A la galerie Domi Nostrae, du 21 septembre au 26 octobre puis du 13 novembre au 4 janvier
Georges Rouault
Électron libre parmi les avant-gardes de son époque, Georges Rouault (1871-1958) a été formé à l'atelier de Gustave Moreau et s'est mis à la peinture après avoir réalisé des vitraux. Connu pour la puissance de son cerne noir et ses sujets spirituels, l'artiste est en réalité l'auteur d'une œuvre plus complexe, tant au niveau des médiums utilisés (gravure, aquarelle, encre...) que des motifs retenus. Le Musée de Fourvière tentera d'en donner un aperçu synthétique à travers une centaine d'œuvres.
Au Musée d'art religieux de Fourvière, du 2 octobre au 5 janvier 2014
Joseph Cornell
L'œuvre de Joseph Cornell (1903-1972) demeure assez méconnue du grand public. Le Musée des Beaux-Arts nous invite à la redécouvrir à travers ses liens privilégiés avec les surréalistes ou dadaïstes Marcel Duchamp, Man Ray, Salvador Dali... Ce sont en particulier certains collages de Max Ernst qui marquèrent beaucoup l'artiste américain, qui utilisa souvent ce procédé, mais aussi la "boîte artistique", le cinéma, la photographie... L'exposition rassemblera quelques 200 œuvres de Cornell et de ses illustres collègues, datant pour la plupart de la période 1930-1950.
Au Musée des Beaux-Arts, du 18 octobre au 10 février 2014
Georges Rousse
Intervenant dans des chantiers de BTP ou des friches, Georges Rousse (né en 1947) transforme des ruines en espace pictural dont le motif ou la représentation finale ne prendront forme et sens que sur ses grandes photographies. Un travail toujours aussi impressionnant et donnant à réfléchir sur notre rapport à l'espace comme au temps, l'écart entre l'imaginaire et le réel, la représentation par l'image... On aura la chance cette saison de découvrir deux expositions de l'artiste : d'abord à la galerie Mathieu puis au Plateau.

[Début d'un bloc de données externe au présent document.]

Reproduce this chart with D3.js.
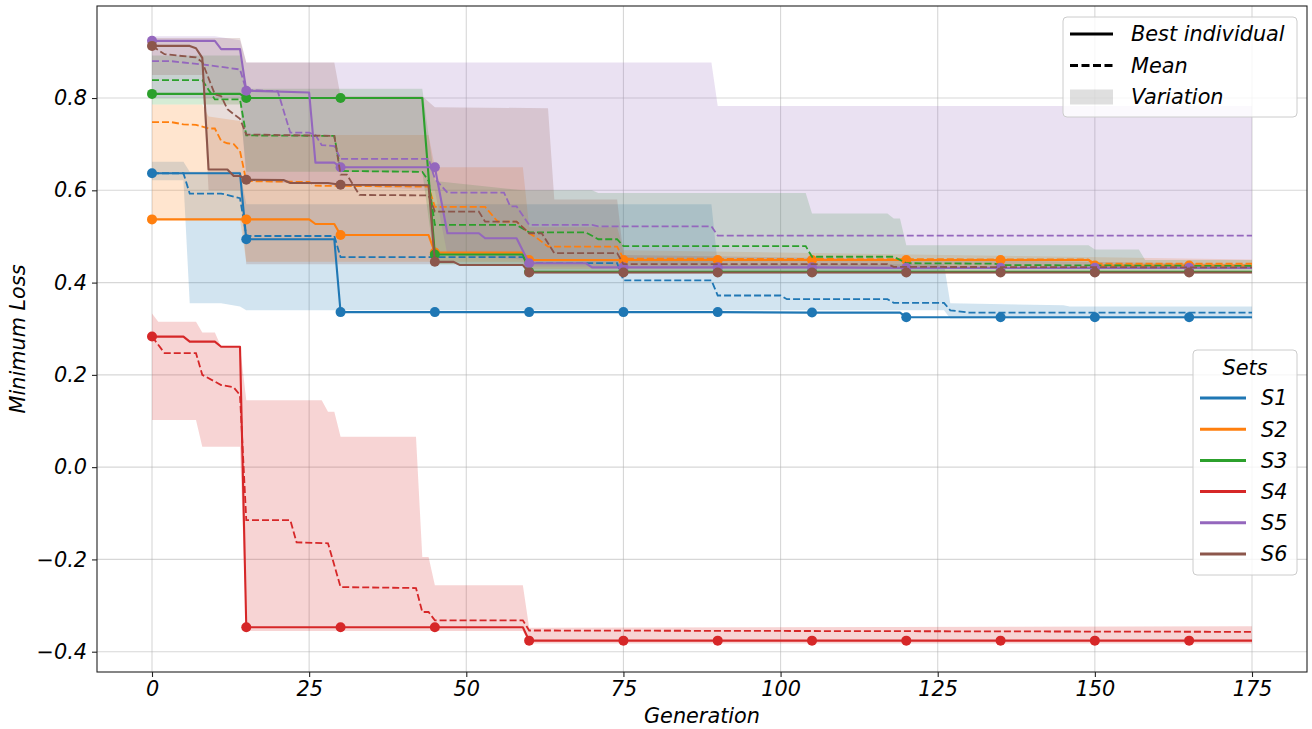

A la galerie Mathieu, du 7 novembre au 21 décembre, et au Plateau – Hôtel de Région, d'avril à juillet 2014
Bernard Plossu
Pour synthétiser son passionnant ouvrage Bulles, le philosophe Peter Sloterdijk écrit vouloir élever «les catégories de la relation, du contact, du vol suspendu dans une situation de cohabitation l'un dans l'autre, le fait d'être contenu dans un "entre" - et ne traiter les prétendues substances et les individus que comme des éléments ou des pôles dans une histoire du vol en suspension». Comment mieux résumer l'œuvre poétique, erratique et formidablement légère du vagabond de la photographie Bernard Plossu ? L'artiste présentera ses images récentes au Réverbère. On attend son exposition non pas de pied ferme mais le cœur léger et aérien.
Au Réverbère, du 18 janvier à fin avril 2014
Motopoétique
Alors que Plossu insufflera quelques bulles légères dans l'univers de l'image, le MAC, lui, mettra quelques cercles et roues dans l'art contemporain. Le critique d'art Paul Ardenne y présentera 200 œuvres (signées par 35 artistes : Olivier Mosset, Raphaël Zarka, Xavier Veilhan, Pierre et Gilles, Alain Bublex...) ayant un lien avec... la moto ! Celle-ci étant, selon Paul Ardenne, «paradigmatique du rapport que l'homme peut établir avec la machine». Assertion à vérifier, mais il est sûr que la moto reste plus classe que la trottinette Bobo et plus rapide que la roue de bicyclette de Marcel Duchamp.